SET PROBLEM → Set the listing down again in full, word for word, with the pictures left out.

--

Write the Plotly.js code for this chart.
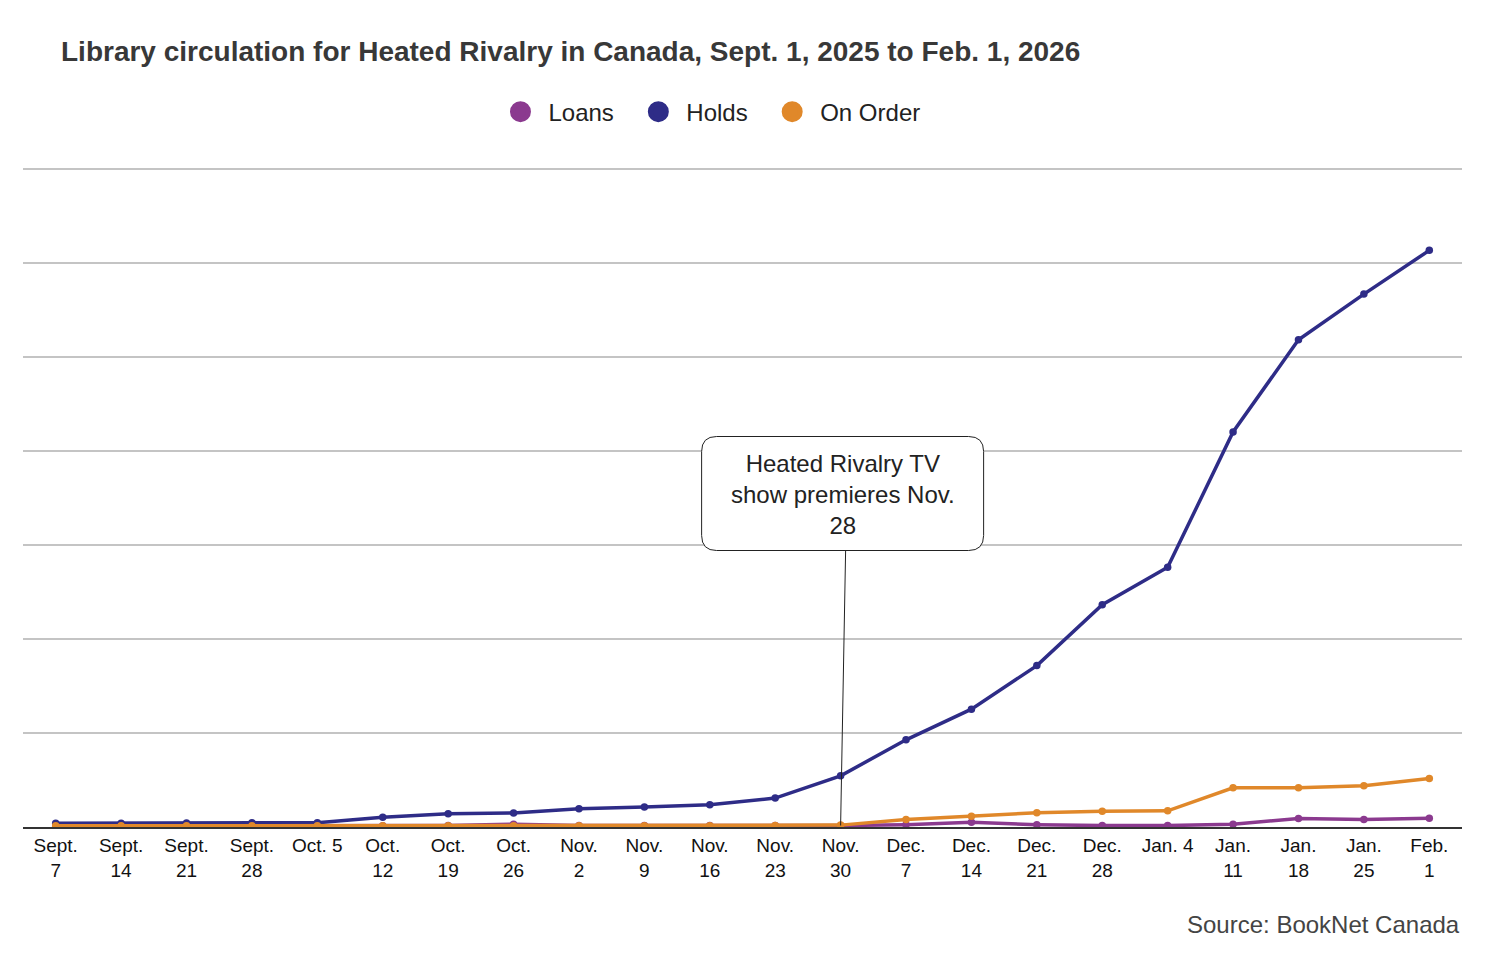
<!DOCTYPE html>
<html>
<head>
<meta charset="utf-8">
<script src="https://cdn.plot.ly/plotly-3.0.1.min.js"></script>
<style>
  html, body { margin: 0; padding: 0; background: #fff; }
  #chart { width: 1486px; height: 956px; }
</style>
</head>
<body>
<div id="chart"></div>
<script>
// ---- Data (weekly) ----
const weeks = ["2025-09-07","2025-09-14","2025-09-21","2025-09-28","2025-10-05","2025-10-12","2025-10-19","2025-10-26",
               "2025-11-02","2025-11-09","2025-11-16","2025-11-23","2025-11-30","2025-12-07","2025-12-14","2025-12-21",
               "2025-12-28","2026-01-04","2026-01-11","2026-01-18","2026-01-25","2026-02-01"];
const tickLabels = ["Sept.<br>7","Sept.<br>14","Sept.<br>21","Sept.<br>28","Oct. 5","Oct.<br>12","Oct.<br>19","Oct.<br>26",
                    "Nov.<br>2","Nov.<br>9","Nov.<br>16","Nov.<br>23","Nov.<br>30","Dec.<br>7","Dec.<br>14","Dec.<br>21",
                    "Dec.<br>28","Jan. 4","Jan.<br>11","Jan.<br>18","Jan.<br>25","Feb.<br>1"];

const loans   = [10,10,10,10,10,12,15,30,15,15,15,15,15,25,50,25,15,15,30,90,80,94];
const holds   = [39,39,43,46,46,103,141,149,195,213,237,308,545,928,1254,1718,2367,2764,4205,5186,5673,6138];
const onOrder = [12,12,12,12,12,12,12,12,12,14,14,15,20,80,115,151,168,172,417,417,438,516];

const seriesNames  = ["Loans","Holds","On Order"];
const seriesColors = ["#8b3a8f","#2e2c87","#e0882a"];

const annotationText = "Heated Rivalry TV<br>show premieres Nov.<br>28";
const annotationWeek = "2025-11-30";
const sourceText = "Source: BookNet Canada";
const titleText = "Library circulation for Heated Rivalry in Canada, Sept. 1, 2025 to Feb. 1, 2026";

// ---- Build traces ----
const idx = weeks.map((_, i) => i);
const values = [loans, holds, onOrder];
const traces = [];
values.forEach((v, k) => {
  traces.push({
    type: "scatter", mode: "lines+markers",
    x: idx, y: v, name: seriesNames[k],
    showlegend: false,
    line: { color: seriesColors[k], width: 3.5 },
    marker: { color: seriesColors[k], size: 7.5 },
    hoverinfo: "x+y+name"
  });
});
// legend-only markers (trailing no-break spaces widen the gap between entries)
seriesNames.forEach((n, k) => {
  traces.push({
    type: "scatter", mode: "markers", x: [null], y: [null],
    name: k < seriesNames.length - 1 ? n + "\u00a0\u2009" : n,
    marker: { color: seriesColors[k], size: 22, line: { color: seriesColors[k], width: 5 } }, showlegend: true
  });
});

const annIdx = weeks.indexOf(annotationWeek);
const font = "Arial, 'Liberation Sans', Helvetica, sans-serif";

const r = 15, L = -139, R = 143, B = 276.5, T = 390.5;
const boxPath = `M ${L + r},${B} L ${R - r},${B} Q ${R},${B} ${R},${B + r} L ${R},${T - r} Q ${R},${T} ${R - r},${T} ` +
                `L ${L + r},${T} Q ${L},${T} ${L},${T - r} L ${L},${B + r} Q ${L},${B} ${L + r},${B} Z`;

const layout = {
  width: 1486, height: 956,
  paper_bgcolor: "#fff", plot_bgcolor: "#fff",
  margin: { l: 23, r: 24, t: 160, b: 128.5 },
  font: { family: font, color: "#111" },
  title: {
    text: titleText, xref: "container", yref: "container",
    x: 61 / 1486, xanchor: "left", y: 1 - 51 / 956, yanchor: "middle",
    font: { family: font, size: 28, color: "#383838", weight: "bold" }
  },
  showlegend: true,
  legend: {
    orientation: "h", x: 0.4767, xanchor: "center", y: 1.0719, yanchor: "middle",
    font: { family: font, size: 24, color: "#222" }, itemclick: false, itemdoubleclick: false,
    itemwidth: 46
  },
  xaxis: {
    type: "linear", range: [-0.5, 21.5], tickmode: "array", tickvals: idx, ticktext: tickLabels,
    showgrid: false, zeroline: false, showline: true, linecolor: "#333", linewidth: 2,
    ticks: "", tickfont: { family: font, size: 19, color: "#111" }, fixedrange: true
  },
  yaxis: {
    range: [0, 7100], tick0: 0, dtick: 1000, showticklabels: false, showgrid: true,
    gridcolor: "#c4c4c4", gridwidth: 1.6, zeroline: false, showline: false, ticks: "", fixedrange: true
  },
  shapes: [
    { type: "line", layer: "above", xref: "x", yref: "y",
      xsizemode: "pixel", ysizemode: "pixel", xanchor: annIdx, yanchor: 0,
      x0: 5, y0: B, x1: 0, y1: 1.5, line: { color: "#222", width: 1 } },
    { type: "path", layer: "above", xref: "x", yref: "y",
      xsizemode: "pixel", ysizemode: "pixel", xanchor: annIdx, yanchor: 0,
      path: boxPath, fillcolor: "#fff", line: { color: "#222", width: 1 } }
  ],
  annotations: [
    { text: annotationText, x: annIdx, y: 0, xref: "x", yref: "y", showarrow: false,
      xanchor: "center", yanchor: "middle", xshift: 2, yshift: 333, align: "center",
      font: { family: font, size: 24, color: "#222" } },
    { text: sourceText, xref: "paper", yref: "paper", x: 1, xanchor: "right",
      y: -0.146, yanchor: "middle", showarrow: false,
      font: { family: font, size: 24, color: "#444" } }
  ]
};

Plotly.newPlot("chart", traces, layout, { displayModeBar: false, responsive: false });
</script>
</body>
</html>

--

ANSWER BELOW →
Write the Plotly.js code for this chart.
<!DOCTYPE html>
<html>
<head>
<meta charset="utf-8">
<script src="https://cdn.plot.ly/plotly-3.0.1.min.js"></script>
<style>
  html, body { margin: 0; padding: 0; background: #fff; }
  #chart { width: 1486px; height: 956px; }
</style>
</head>
<body>
<div id="chart"></div>
<script>
// ---- Data (weekly) ----
const weeks = ["2025-09-07","2025-09-14","2025-09-21","2025-09-28","2025-10-05","2025-10-12","2025-10-19","2025-10-26",
               "2025-11-02","2025-11-09","2025-11-16","2025-11-23","2025-11-30","2025-12-07","2025-12-14","2025-12-21",
               "2025-12-28","2026-01-04","2026-01-11","2026-01-18","2026-01-25","2026-02-01"];
const tickLabels = ["Sept.<br>7","Sept.<br>14","Sept.<br>21","Sept.<br>28","Oct. 5","Oct.<br>12","Oct.<br>19","Oct.<br>26",
                    "Nov.<br>2","Nov.<br>9","Nov.<br>16","Nov.<br>23","Nov.<br>30","Dec.<br>7","Dec.<br>14","Dec.<br>21",
                    "Dec.<br>28","Jan. 4","Jan.<br>11","Jan.<br>18","Jan.<br>25","Feb.<br>1"];

const loans   = [10,10,10,10,10,12,15,30,15,15,15,15,15,25,50,25,15,15,30,90,80,94];
const holds   = [39,39,43,46,46,103,141,149,195,213,237,308,545,928,1254,1718,2367,2764,4205,5186,5673,6138];
const onOrder = [12,12,12,12,12,12,12,12,12,14,14,15,20,80,115,151,168,172,417,417,438,516];

const seriesNames  = ["Loans","Holds","On Order"];
const seriesColors = ["#8b3a8f","#2e2c87","#e0882a"];

const annotationText = "Heated Rivalry TV<br>show premieres Nov.<br>28";
const annotationWeek = "2025-11-30";
const sourceText = "Source: BookNet Canada";
const titleText = "Library circulation for Heated Rivalry in Canada, Sept. 1, 2025 to Feb. 1, 2026";

// ---- Build traces ----
const idx = weeks.map((_, i) => i);
const values = [loans, holds, onOrder];
const traces = [];
values.forEach((v, k) => {
  traces.push({
    type: "scatter", mode: "lines+markers",
    x: idx, y: v, name: seriesNames[k],
    showlegend: false,
    line: { color: seriesColors[k], width: 3.5 },
    marker: { color: seriesColors[k], size: 7.5 },
    hoverinfo: "x+y+name"
  });
});
// legend-only markers (trailing no-break spaces widen the gap between entries)
seriesNames.forEach((n, k) => {
  traces.push({
    type: "scatter", mode: "markers", x: [null], y: [null],
    name: k < seriesNames.length - 1 ? n + "\u00a0\u2009" : n,
    marker: { color: seriesColors[k], size: 22, line: { color: seriesColors[k], width: 5 } }, showlegend: true
  });
});

const annIdx = weeks.indexOf(annotationWeek);
const font = "Arial, 'Liberation Sans', Helvetica, sans-serif";

const r = 15, L = -139, R = 143, B = 276.5, T = 390.5;
const boxPath = `M ${L + r},${B} L ${R - r},${B} Q ${R},${B} ${R},${B + r} L ${R},${T - r} Q ${R},${T} ${R - r},${T} ` +
                `L ${L + r},${T} Q ${L},${T} ${L},${T - r} L ${L},${B + r} Q ${L},${B} ${L + r},${B} Z`;

const layout = {
  width: 1486, height: 956,
  paper_bgcolor: "#fff", plot_bgcolor: "#fff",
  margin: { l: 23, r: 24, t: 160, b: 128.5 },
  font: { family: font, color: "#111" },
  title: {
    text: titleText, xref: "container", yref: "container",
    x: 61 / 1486, xanchor: "left", y: 1 - 51 / 956, yanchor: "middle",
    font: { family: font, size: 28, color: "#383838", weight: "bold" }
  },
  showlegend: true,
  legend: {
    orientation: "h", x: 0.4767, xanchor: "center", y: 1.0719, yanchor: "middle",
    font: { family: font, size: 24, color: "#222" }, itemclick: false, itemdoubleclick: false,
    itemwidth: 46
  },
  xaxis: {
    type: "linear", range: [-0.5, 21.5], tickmode: "array", tickvals: idx, ticktext: tickLabels,
    showgrid: false, zeroline: false, showline: true, linecolor: "#333", linewidth: 2,
    ticks: "", tickfont: { family: font, size: 19, color: "#111" }, fixedrange: true
  },
  yaxis: {
    range: [0, 7100], tick0: 0, dtick: 1000, showticklabels: false, showgrid: true,
    gridcolor: "#c4c4c4", gridwidth: 1.6, zeroline: false, showline: false, ticks: "", fixedrange: true
  },
  shapes: [
    { type: "line", layer: "above", xref: "x", yref: "y",
      xsizemode: "pixel", ysizemode: "pixel", xanchor: annIdx, yanchor: 0,
      x0: 5, y0: B, x1: 0, y1: 1.5, line: { color: "#222", width: 1 } },
    { type: "path", layer: "above", xref: "x", yref: "y",
      xsizemode: "pixel", ysizemode: "pixel", xanchor: annIdx, yanchor: 0,
      path: boxPath, fillcolor: "#fff", line: { color: "#222", width: 1 } }
  ],
  annotations: [
    { text: annotationText, x: annIdx, y: 0, xref: "x", yref: "y", showarrow: false,
      xanchor: "center", yanchor: "middle", xshift: 2, yshift: 333, align: "center",
      font: { family: font, size: 24, color: "#222" } },
    { text: sourceText, xref: "paper", yref: "paper", x: 1, xanchor: "right",
      y: -0.146, yanchor: "middle", showarrow: false,
      font: { family: font, size: 24, color: "#444" } }
  ]
};

Plotly.newPlot("chart", traces, layout, { displayModeBar: false, responsive: false });
</script>
</body>
</html>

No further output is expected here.